The British Broadcasting Company was set up by a group of executives from radio manufacturers in December 1922. John Reith became general manager of the organization.
In 1927 the government decided to establish the British Broadcasting Corporation (BBC) as a broadcasting monopoly operated by a board of governors and director general. The BBC was funded by a licence fee at a rate set by parliament. The fee was paid by all owners of radio sets. The BBC therefore became the world's first public-service broadcasting organization. Unlike in the United States, advertising on radio was banned.
John Reith was appointed director-general of the BBC. Reith had a mission to educate and improve the audience and under his leadership the BBC developed a reputation for serious programmes. Reith also insisted that all radio announcers wore dinner jackets while they were on the air. In the 1930s the BBC began to introduce more sport and light entertainment on the radio.

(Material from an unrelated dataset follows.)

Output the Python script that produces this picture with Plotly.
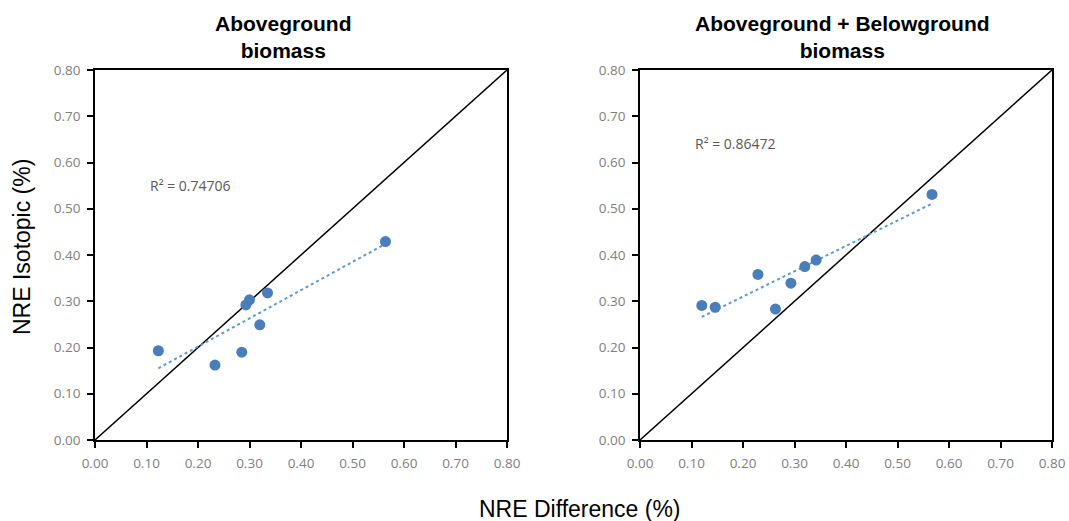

The BBC began the world's first regular television service in 1936. This service was halted during the Second World War and all BBC's efforts were concentrated on radio broadcasting. In 1940 John Reith was appointed as Minister of Information
Writers such as J. B. Priestley, George Orwell, T. S. Eliot, William Empson, and Charlotte Haldane were recruited by the BBC and radio was used for internal and external propaganda. This included broadcasting radio programmes to countries under the control of Nazi Germany. These radio programmes went out in 40 different languages
The BBC television service was resumed in 1946 and by the early 1950s it became the dominant part of its activities. Its broadcasting monopoly came to an end with the introduction of commercial television under the Independent Television Authority in 1954. This was followed by the introduction of commercial radio stations in 1972.
It has been claimed that BBC is the most universally recognizable set of initials in the world. For example, by the end of the 20th century an estimated 150 million people were listening to BBC World Service radio.